A recent survey found that the majority of the American public supports government action on climate change — but environmental advocates say this action needs to happen before it is too late.

Jasmine Ruddy, environmental policy chairwoman of UNC Student Government, said the survey's results made her hopeful because she believes climate change is one of the biggest problems people will face in the 21st century.

“It is going to affect the way we look at public health, the way we look at the environment, national security and energy,” Ruddy said.

Ruddy said she hopes climate change policy will play a role in the 2016 presidential election. The issue is expected to come up in December of this year, she said, when the Kyoto Protocol, which attempts to reduce greenhouse emissions, come up for revision.

Richard Andrews, a UNC public policy professor, said it is very difficult to get environmental regulations passed in Congress.

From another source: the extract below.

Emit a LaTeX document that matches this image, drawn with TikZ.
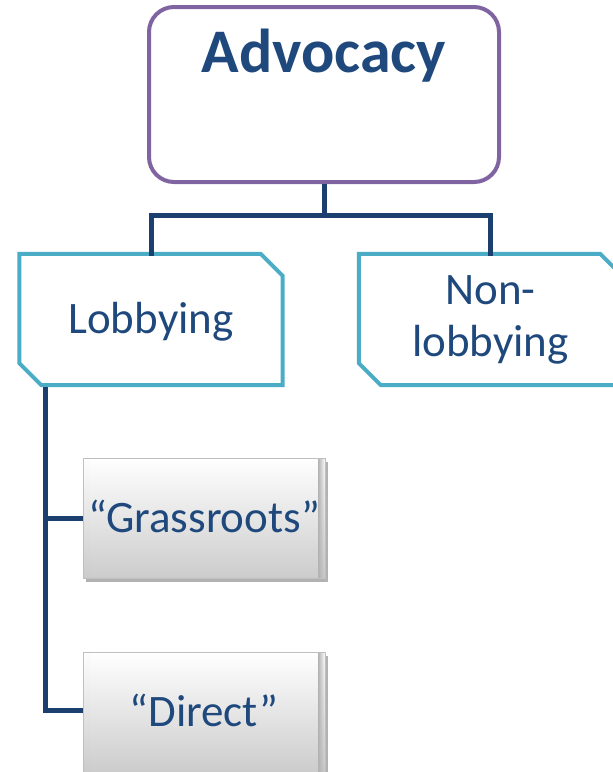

“The fact that congressional politics has become just so viscerally tribal — that if you are for it, I’m against it, even if I was for it before — that is just a serious problem for our policymaking on all kinds of issues,” Andrews said.

But Frank Pray, chairman of UNC College Republicans, said though protecting the environment and cutting down on pollution and waste are important goals, he doesn't think government intervention is the answer.

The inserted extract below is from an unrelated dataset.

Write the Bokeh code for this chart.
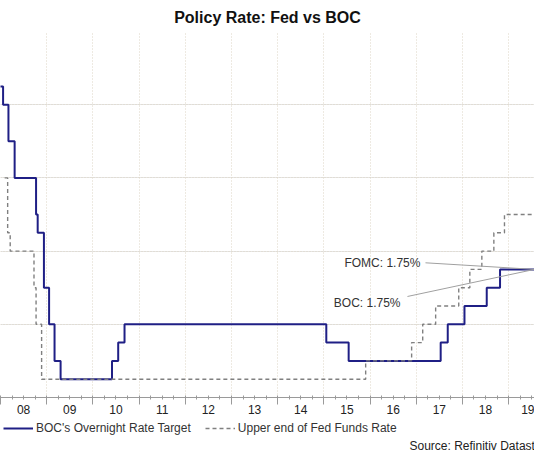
from bokeh.plotting import figure
from bokeh.layouts import column
from bokeh.models import (FixedTicker, LinearAxis, Legend, LegendItem,
                          Label, Range1d, Grid)
from bokeh.embed import file_html
from bokeh.resources import INLINE

# ---- data (decimal years, % rates) ----
boc_dates = [2007.90, 2008.056, 2008.172, 2008.306, 2008.770, 2008.805, 2008.940,
             2009.052, 2009.170, 2009.301, 2010.414, 2010.548, 2010.685, 2015.053,
             2015.537, 2017.529, 2017.682, 2018.044, 2018.526, 2018.814, 2019.70]
boc_rates = [4.25, 4.00, 3.50, 3.00, 2.50, 2.25, 1.50,
             1.00, 0.50, 0.25, 0.50, 0.75, 1.00, 0.75,
             0.50, 0.75, 1.00, 1.25, 1.50, 1.75, 1.75]

fed_dates = [2008.09, 2008.155, 2008.21, 2008.725, 2008.77, 2008.89, 2015.905,
             2016.90, 2017.14, 2017.42, 2017.92, 2018.16, 2018.42, 2018.68,
             2018.91, 2019.70]
fed_rates = [3.00, 2.25, 2.00, 1.50, 1.00, 0.25, 0.50,
             0.75, 1.00, 1.25, 1.50, 1.75, 2.00, 2.25,
             2.50, 2.50]

year_starts = list(range(2008, 2020))
year_labels = ["08", "09", "10", "11", "12", "13", "14", "15", "16", "17", "18", "19"]
rate_grid = [1, 2, 3, 4, 5]

boc_name = "BOC's Overnight Rate Target"
fed_name = "Upper end of Fed Funds Rate"
fomc_note = "FOMC: 1.75%"
boc_note = "BOC: 1.75%"
source_note = "Source: Refinitiv Datastream"

X0, X1 = 2008.0, 2019.56
FONT = "Liberation Sans"
W, H_MAIN, H_FOOT = 534, 416, 38

BOC_STYLE = dict(line_color="#1f1f85", line_width=2)
FED_STYLE = dict(line_color="#808080", line_width=1.4, line_dash="4 3")

xr = Range1d(X0, X1)

p = figure(width=W, height=H_MAIN, output_backend="svg", toolbar_location=None,
           x_range=xr, y_range=Range1d(0, 5),
           y_axis_location=None, min_border_left=0, min_border_right=0,
           min_border_top=0, min_border_bottom=0, outline_line_color=None,
           title="Policy Rate: Fed vs BOC")
p.background_fill_color = "white"
p.border_fill_color = "white"

p.title.align = "center"
p.title.text_font = FONT
p.title.text_font_size = "16px"
p.title.text_font_style = "bold"
p.title.text_color = "#111111"
p.title.standoff = 12

# grids
p.xgrid.visible = False
vgrid = Grid(dimension=0, ticker=FixedTicker(ticks=year_starts),
             grid_line_color="#dcd4c4", grid_line_dash="1 2", grid_line_width=1)
hgrid = Grid(dimension=1, ticker=FixedTicker(ticks=rate_grid),
             grid_line_color="#dcd4c4", grid_line_dash="1 2", grid_line_width=1)
p.add_layout(vgrid)
p.add_layout(hgrid)

# tick axis (year boundaries + quarter minors)
quarters = [y + q / 4 for y in range(2007, 2021) for q in range(4)]
ax = p.xaxis[0]
ax.ticker = FixedTicker(ticks=year_starts, minor_ticks=quarters)
ax.axis_line_color = "#9a9a9a"
ax.major_tick_line_color = "#9a9a9a"
ax.minor_tick_line_color = "#9a9a9a"
ax.major_tick_in = 0
ax.major_tick_out = 7
ax.minor_tick_in = 2
ax.minor_tick_out = 2
ax.major_label_overrides = {y: "" for y in year_starts}
ax.major_label_standoff = 0
ax.axis_label_standoff = 0

# label axis (labels centred in each year)
mids = [y + 0.5 for y in year_starts]
lab_ax = LinearAxis(ticker=FixedTicker(ticks=mids),
                    major_label_overrides={m: l for m, l in zip(mids, year_labels)})
lab_ax.axis_line_color = None
lab_ax.major_tick_line_color = None
lab_ax.minor_tick_line_color = None
lab_ax.major_label_standoff = -6
lab_ax.axis_label_standoff = 0
lab_ax.major_label_text_font = FONT
lab_ax.major_label_text_font_size = "12px"
lab_ax.major_label_text_color = "#222222"
p.add_layout(lab_ax, "below")

# series
p.step(boc_dates, boc_rates, mode="after", **BOC_STYLE)
p.step(fed_dates, fed_rates, mode="after", **FED_STYLE)

# annotations
fomc_y = fed_rates[fed_rates.index(1.75)]
boc_y = boc_rates[-1]
p.segment(x0=[2017.2], y0=[1.84], x1=[X1], y1=[fomc_y], line_color="#a0a0a0", line_width=1)
p.segment(x0=[2016.81], y0=[1.38], x1=[X1], y1=[boc_y], line_color="#a0a0a0", line_width=1)
p.add_layout(Label(x=2017.09, y=1.84, text=fomc_note, text_align="right",
                   text_baseline="middle", text_font=FONT, text_font_size="12px",
                   text_color="#333333"))
p.add_layout(Label(x=2016.66, y=1.29, text=boc_note, text_align="right",
                   text_baseline="middle", text_font=FONT, text_font_size="12px",
                   text_color="#333333"))

# ---- footer: legend + source (same series, kept far outside the visible range) ----
OFF = 1000
f = figure(width=W, height=H_FOOT, output_backend="svg", toolbar_location=None,
           x_range=xr, y_range=Range1d(-OFF - H_FOOT, -OFF),
           x_axis_location=None, y_axis_location=None,
           min_border_left=0, min_border_right=0, min_border_top=0,
           min_border_bottom=0, outline_line_color=None)
f.grid.visible = False
f.background_fill_color = "white"
f.border_fill_color = "white"
l_boc = f.step(boc_dates, boc_rates, mode="after", **BOC_STYLE)
l_fed = f.step(fed_dates, fed_rates, mode="after", **FED_STYLE)

legend = Legend(items=[LegendItem(label=boc_name, renderers=[l_boc]),
                       LegendItem(label=fed_name, renderers=[l_fed])],
                orientation="horizontal", location=(3, 19))
legend.label_text_font = FONT
legend.label_text_font_size = "12px"
legend.label_text_color = "#333333"
legend.glyph_width = 30
legend.glyph_height = 12
legend.label_standoff = 3
legend.spacing = 14
legend.padding = 2
legend.margin = 0
legend.border_line_color = None
legend.background_fill_alpha = 0
f.add_layout(legend)

px_per_year = W / (X1 - X0)
f.add_layout(Label(x=X0 + 409 / px_per_year, y=-OFF - H_FOOT + 9, text=source_note,
                   text_align="left", text_baseline="middle", text_font=FONT,
                   text_font_size="12px", text_color="#222222"))

layout = column(p, f, spacing=0)
open("out.html", "w").write(file_html(layout, INLINE))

"Free enterprise has solved many of the greatest problems of the past, and, if you look at private businesses today, you will see incredible innovations taking place that will lead us to a more environmentally friendly future," he said."

Andrews said industries impacted by climate change, including businesses and insurance companies, are currently taking steps to mitigate its effects — and the military has called climate change a national security threat.

Jose Rial, a professor of geological sciences and climatology at UNC, said in an email that although Congress has come to a consensus that global warming is not a hoax, he believes many lawmakers and the public don't believe global warming is caused by human activity.

Rial said he has seen effects of climate change already while doing research in Greenland — where land ice could collapse into the ocean in the near future and possibly cause the sea levels to rise up to six feet.

Ruddy said that although much of the work she does with UNC Student Government is indirectly related to climate change, students still have an impact. She said she is also involved in the Sierra Student Coalition, which is working on a coal divestment campaign. 

Moving the university away from investing in coal companies is an important step in UNC's plan to achieve climate neutrality by 2050, said Spencer Nelson, student and co-chairman of the Renewable Energy Special Projects Committee at UNC.

Nelson said many students have been open to green initiatives, including a $4 green fee that students pay every semester to help fund energy education, energy efficiency and renewable energy projects. More than 80 percent of students who voted in 2009 approved the initiative in a ballot referendum.

He said universities are hubs of innovation and leadership, and it is important for universities to transition and inspire other groups to also make the shift to renewable energy.

“If universities are not changing and adapting to modern times, then other places are not going to see that they have any reason to do it,” Nelson said.